Char is 1 byte unsigned short is 2 bytes

So if I cast a char * to unsigned short *, will it change the length of the buffer?

For example I am passing char * and length to a VUMeter function. The function casts the char * to unsigned short *:

short* pln = (short*) buffer;`

Now I loop through the buffer, so can I use same length which was passed?

int peak=0;
short* pln = (short*) buffer;
for (int i=0; i<len; i++)
{
  if(abs(pln[i]) > peak)
     peak = abs(pln[i]);
}  

For some reason I am getting application faults within the loop.

Answer 1

If the size of the elements doubles, then you have room for half the elements. Casting a pointer does not resize it, is basically assumes you know what you are doing with the pointer.

So no, you can't really cast a char * to a short * and expect things to work. If you need a short * with the same values as in the char *, you need to allocate a short array and copy the elements individually from the char *.

Answer 2

unsigned short may or may not be 2 bytes. Let's look at the memory for your example.

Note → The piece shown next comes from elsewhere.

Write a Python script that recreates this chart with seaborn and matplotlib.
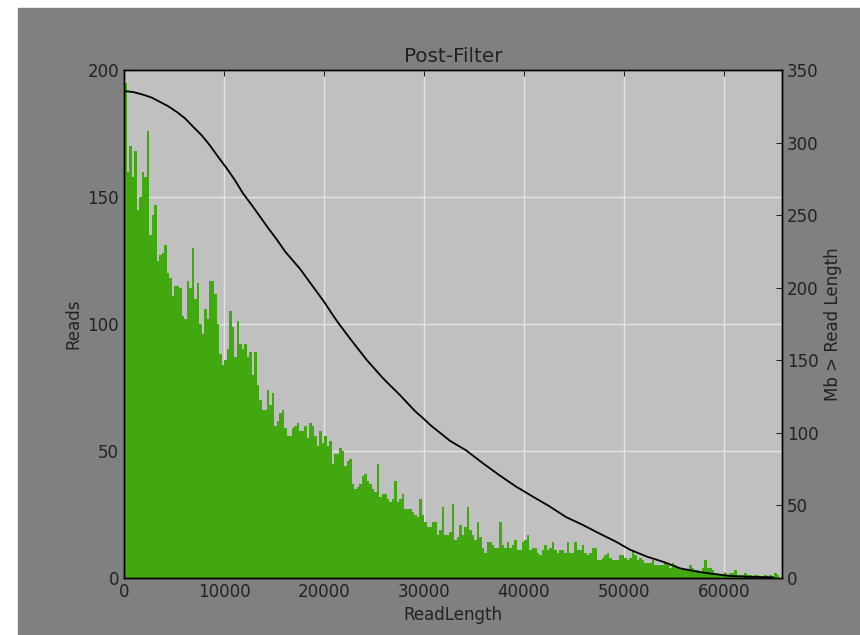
import pandas as pd
import matplotlib
matplotlib.use("Agg")
import matplotlib.pyplot as plt
from matplotlib.patches import Rectangle
import seaborn as sns

# reads per 250 bp bin
bin_width = 250
counts = [
    195, 160, 170, 158, 168, 145, 150, 160, 158, 176, 135, 143, 147, 125, 127,
    128, 131, 120, 118, 111, 115, 115, 114, 103, 102, 117, 114, 130, 110, 116,
    100, 96, 106, 102, 117,
    117, 112, 100, 88, 84, 86, 90, 105, 99, 87, 101, 92, 90, 92, 87,
    89, 80, 89, 76, 70, 66, 66, 74, 68, 73, 60, 62, 65, 66, 59,
    56, 56, 59, 60, 61,
    58, 58, 60, 55, 61, 60, 56, 52, 58, 53, 56, 52, 54, 45, 49,
    49, 51, 50, 44, 46, 47, 37, 35, 36, 37, 40, 41, 38, 37, 35,
    34, 45, 32, 33, 33, 31, 30, 31, 38, 30, 31, 33, 27, 27, 27,
    26, 25, 24, 31, 25, 22, 20, 20, 22, 22, 17, 19, 28, 17, 17,
    18, 29, 15, 16, 21, 17, 20, 28,
    19, 17, 15, 22, 16, 12, 10, 14, 14, 13, 12, 12, 22, 13, 12,
    14, 12, 13, 15, 11, 11, 14, 15, 17, 11, 12, 12, 10, 9, 11,
    13, 11, 12, 14, 11, 10, 11, 11, 10, 14, 10, 10, 14, 11, 11,
    13, 10, 9, 10, 12, 12, 7, 7, 8, 9, 10, 8, 7, 7, 7,
    9, 9, 8, 7, 8, 11, 9,
    7, 8, 7, 6, 6, 6, 7, 5, 5, 5, 5, 6, 5, 4, 6,
    5, 4, 4, 4, 3, 3, 5, 4, 3, 3, 2, 4, 7, 4, 4,
    3, 2, 2, 1, 1, 2, 1, 2, 2, 3, 1, 1, 1, 2, 1,
    1, 0, 1, 1, 0, 0, 1, 0, 1, 0, 2, 1, 0,
]

# Mb in reads longer than a given length
curve_len = [0, 930, 1900, 2770, 3600, 4430, 5300, 6100, 6900, 7770,
             8600, 9430, 10300, 11100, 11900, 12770, 13600, 14430, 15300,
             16100, 17600, 20000, 20900, 21400, 22600, 24300, 25900, 27600,
             29100, 30000, 30700, 32600, 34200, 35900, 37500, 39200, 40900,
             42500, 44200, 45900, 47500, 49200, 50600, 52300, 53900, 55600,
             57300, 58900, 60600, 62300, 64900]
curve_mb = [335.5, 334.8, 333, 331, 328, 325, 321, 316.7, 311, 305,
            298, 290, 282, 274, 265, 257, 249, 241, 233,
            225, 213, 190.4, 181, 176, 165, 150, 137.6, 126,
            115, 109.5, 105, 94.5, 88, 79, 71, 63, 56,
            49.6, 42, 36.5, 30.8, 25, 19.5, 14.7, 11.2, 6.7,
            4.4, 2.8, 1.4, 0.9, 0.5]

x_max = 65800
bar_color = "#41a90f"

plt.rcParams.update({
    "font.family": "DejaVu Sans",
    "font.size": 12,
    "xtick.direction": "in",
    "ytick.direction": "in",
    "xtick.color": "#222222",
    "ytick.color": "#222222",
    "text.color": "#222222",
    "axes.labelcolor": "#222222",
})

edges = [i * bin_width for i in range(len(counts) + 1)]
hist_df = pd.DataFrame({
    "length": [e + bin_width / 2 for e in edges[:-1]],
    "reads": counts,
})
curve_df = pd.DataFrame({"length": curve_len, "mb": curve_mb})

fig = plt.figure(figsize=(8.6, 6.35), dpi=100, facecolor="white")
fig.patches.append(Rectangle((18 / 860, 0), 1, 1 - 8 / 635,
                             transform=fig.transFigure, color="#808080",
                             zorder=-10))
ax = fig.add_axes([124 / 860, 1 - 578 / 635, (782 - 124) / 860, (578 - 70) / 635])
ax.set_facecolor("#c0c0c0")

sns.histplot(data=hist_df, x="length", weights="reads", bins=edges, ax=ax,
             color=bar_color, alpha=1, linewidth=0)
ax.set_axisbelow(True)
ax.grid(True, color="#e4e4e4", linewidth=1)
ax.set_xlim(0, x_max)
ax.set_ylim(0, 200)
ax.set_xticks(range(0, 60001, 10000))
ax.set_yticks(range(0, 201, 50))
ax.tick_params(top=True, length=4)
ax.set_xlabel("ReadLength")
ax.set_ylabel("Reads")
ax.set_title("Post-Filter", fontsize=14.4, pad=6)

ax2 = ax.twinx()
sns.lineplot(data=curve_df, x="length", y="mb", ax=ax2, color="black",
             linewidth=1.3)
ax2.set_ylim(0, 350)
ax2.set_yticks(range(0, 351, 50))
ax2.tick_params(length=4)
ax2.set_ylabel("Mb > Read Length")
ax2.set_xlim(0, x_max)

for a in (ax, ax2):
    for s in a.spines.values():
        s.set_color("black")
        s.set_linewidth(1)

plt.savefig("out.png", dpi=100, facecolor=fig.get_facecolor())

+---+---+---+     +---+---+---+
|   |   |   | ... |   |   |   |
+---+---+---+     +---+---+---+

|<-------- len bytes -------->|

If unsigned short is 2 bytes long, you have space worth of len/2 unsigned short values. Or, more generally, you have space for len/n unsigned short values, where n is equal to sizeof(unsigned short).

You can't cast an unsigned char * to unsigned char * and expect things to work portably. Now, to calculate peak, it depends upon what you are trying to do. If you want to find the maximum of len unsigned char values, and save that into peak, looping over the values will work:

size_t i;
unsigned short peak = 0;
for (i=0; i < len; ++i) {
    if (buffer[i] > peak) {
        peak = buffer[i];
    }
}

If, however, you want to "combine" sizeof(unsigned short) values into one unsigned short value, then your best bet would be to calculate the numbers by hand.

Assuming that len is divisible by n, and big-endian storage, you can do something like this (untested):

#include <stdio.h>
#include <limits.h> 

size_t factor = sizeof(unsigned short);
size_t n = len / factor;
size_t i;
unsigned short peak = 0;
if (len % factor != 0) {
    fprintf(stderr, "Extra data at the end\n");
}   
for (i=0; i < n; ++i) {
    size_t j;
    unsigned short test = 0;
    for (j=0; j < factor; ++j) {
        test = (test << CHAR_BIT)  + buffer[i*factor+j];
    }
    if (test > peak) {
        peak = test;
    }
}

Answer 3

The memory that's allocated will not change until you call *alloc(). The fact that the size of the data type is of different size will only influence the "step size" ("x+1" will point to x + 2 bytes), but you'll have space for half as many elements.

Personally, I'd avoid simply casting a pointer. It'll probably make the data already present in the memory block misread (two separate bytes will be now read as a single value, completely different from what you had in mind when filling the buffer with 1-byte values: two subsequent values 127, 127 will become a single value: 65535, that sort of thing). And i think it will also raise a warning in the compiler (at least GCC complains about such a cast). I think what you should do is this:

int x = SOMEVAL;
char * cptr = malloc(x*sizeof(char));
/* some code here - fill cptr with data */
uint16 * sptr = malloc(x*sizeof(uint16));
int i;
for (i = 0; i < x; i++) {
    *(sptr+i) = (uint16)(*(cptr+i));
}
free(cptr);

Unless my quickly made up code has some bug in it (I didn't bother to check it), it should do what you want to achieve: "cast" a pointer from char* to uint16*, but also safely copy the data without altering values (unless there's a negative value among the chars, ofc).